- **SET EXERCISE**
Return every line of the material exactly.

* BEGIN DATA SECTION *

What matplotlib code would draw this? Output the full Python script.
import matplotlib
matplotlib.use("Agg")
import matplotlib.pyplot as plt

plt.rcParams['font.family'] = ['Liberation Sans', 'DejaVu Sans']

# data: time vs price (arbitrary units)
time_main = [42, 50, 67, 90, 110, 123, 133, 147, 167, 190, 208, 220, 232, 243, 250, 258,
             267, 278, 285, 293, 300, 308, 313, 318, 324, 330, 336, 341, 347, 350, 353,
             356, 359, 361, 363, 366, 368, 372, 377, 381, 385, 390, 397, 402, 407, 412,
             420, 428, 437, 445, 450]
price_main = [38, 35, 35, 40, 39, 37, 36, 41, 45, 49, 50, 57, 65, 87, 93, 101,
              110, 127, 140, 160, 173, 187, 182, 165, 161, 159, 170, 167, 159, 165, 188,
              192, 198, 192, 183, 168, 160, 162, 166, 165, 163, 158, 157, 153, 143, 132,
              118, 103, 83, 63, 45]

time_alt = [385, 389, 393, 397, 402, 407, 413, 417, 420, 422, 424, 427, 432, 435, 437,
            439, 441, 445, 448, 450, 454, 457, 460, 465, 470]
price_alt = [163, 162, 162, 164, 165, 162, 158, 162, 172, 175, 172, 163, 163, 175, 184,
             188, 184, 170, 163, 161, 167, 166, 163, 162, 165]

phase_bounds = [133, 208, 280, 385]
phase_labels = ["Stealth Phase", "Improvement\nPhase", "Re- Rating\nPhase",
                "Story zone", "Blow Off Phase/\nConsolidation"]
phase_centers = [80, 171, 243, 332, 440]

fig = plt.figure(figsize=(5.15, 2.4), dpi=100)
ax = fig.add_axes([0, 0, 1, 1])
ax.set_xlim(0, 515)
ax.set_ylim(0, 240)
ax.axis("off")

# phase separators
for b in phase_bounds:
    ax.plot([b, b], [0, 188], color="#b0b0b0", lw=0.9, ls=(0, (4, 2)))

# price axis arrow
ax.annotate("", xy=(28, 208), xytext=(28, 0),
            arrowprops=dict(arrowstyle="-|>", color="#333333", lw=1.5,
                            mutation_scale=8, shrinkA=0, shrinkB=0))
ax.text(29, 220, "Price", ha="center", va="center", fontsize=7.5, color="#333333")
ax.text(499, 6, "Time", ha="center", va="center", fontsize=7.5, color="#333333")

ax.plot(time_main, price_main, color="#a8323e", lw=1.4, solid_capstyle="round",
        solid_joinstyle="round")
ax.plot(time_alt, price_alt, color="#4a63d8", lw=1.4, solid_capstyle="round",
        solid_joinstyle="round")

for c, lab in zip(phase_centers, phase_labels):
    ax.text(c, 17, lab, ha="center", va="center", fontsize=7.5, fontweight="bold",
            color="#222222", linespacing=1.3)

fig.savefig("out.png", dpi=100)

* END DATA SECTION *

- **ANSWER TO THE TASK**
What matplotlib code would draw this? Output the full Python script.
import matplotlib
matplotlib.use("Agg")
import matplotlib.pyplot as plt

plt.rcParams['font.family'] = ['Liberation Sans', 'DejaVu Sans']

# data: time vs price (arbitrary units)
time_main = [42, 50, 67, 90, 110, 123, 133, 147, 167, 190, 208, 220, 232, 243, 250, 258,
             267, 278, 285, 293, 300, 308, 313, 318, 324, 330, 336, 341, 347, 350, 353,
             356, 359, 361, 363, 366, 368, 372, 377, 381, 385, 390, 397, 402, 407, 412,
             420, 428, 437, 445, 450]
price_main = [38, 35, 35, 40, 39, 37, 36, 41, 45, 49, 50, 57, 65, 87, 93, 101,
              110, 127, 140, 160, 173, 187, 182, 165, 161, 159, 170, 167, 159, 165, 188,
              192, 198, 192, 183, 168, 160, 162, 166, 165, 163, 158, 157, 153, 143, 132,
              118, 103, 83, 63, 45]

time_alt = [385, 389, 393, 397, 402, 407, 413, 417, 420, 422, 424, 427, 432, 435, 437,
            439, 441, 445, 448, 450, 454, 457, 460, 465, 470]
price_alt = [163, 162, 162, 164, 165, 162, 158, 162, 172, 175, 172, 163, 163, 175, 184,
             188, 184, 170, 163, 161, 167, 166, 163, 162, 165]

phase_bounds = [133, 208, 280, 385]
phase_labels = ["Stealth Phase", "Improvement\nPhase", "Re- Rating\nPhase",
                "Story zone", "Blow Off Phase/\nConsolidation"]
phase_centers = [80, 171, 243, 332, 440]

fig = plt.figure(figsize=(5.15, 2.4), dpi=100)
ax = fig.add_axes([0, 0, 1, 1])
ax.set_xlim(0, 515)
ax.set_ylim(0, 240)
ax.axis("off")

# phase separators
for b in phase_bounds:
    ax.plot([b, b], [0, 188], color="#b0b0b0", lw=0.9, ls=(0, (4, 2)))

# price axis arrow
ax.annotate("", xy=(28, 208), xytext=(28, 0),
            arrowprops=dict(arrowstyle="-|>", color="#333333", lw=1.5,
                            mutation_scale=8, shrinkA=0, shrinkB=0))
ax.text(29, 220, "Price", ha="center", va="center", fontsize=7.5, color="#333333")
ax.text(499, 6, "Time", ha="center", va="center", fontsize=7.5, color="#333333")

ax.plot(time_main, price_main, color="#a8323e", lw=1.4, solid_capstyle="round",
        solid_joinstyle="round")
ax.plot(time_alt, price_alt, color="#4a63d8", lw=1.4, solid_capstyle="round",
        solid_joinstyle="round")

for c, lab in zip(phase_centers, phase_labels):
    ax.text(c, 17, lab, ha="center", va="center", fontsize=7.5, fontweight="bold",
            color="#222222", linespacing=1.3)

fig.savefig("out.png", dpi=100)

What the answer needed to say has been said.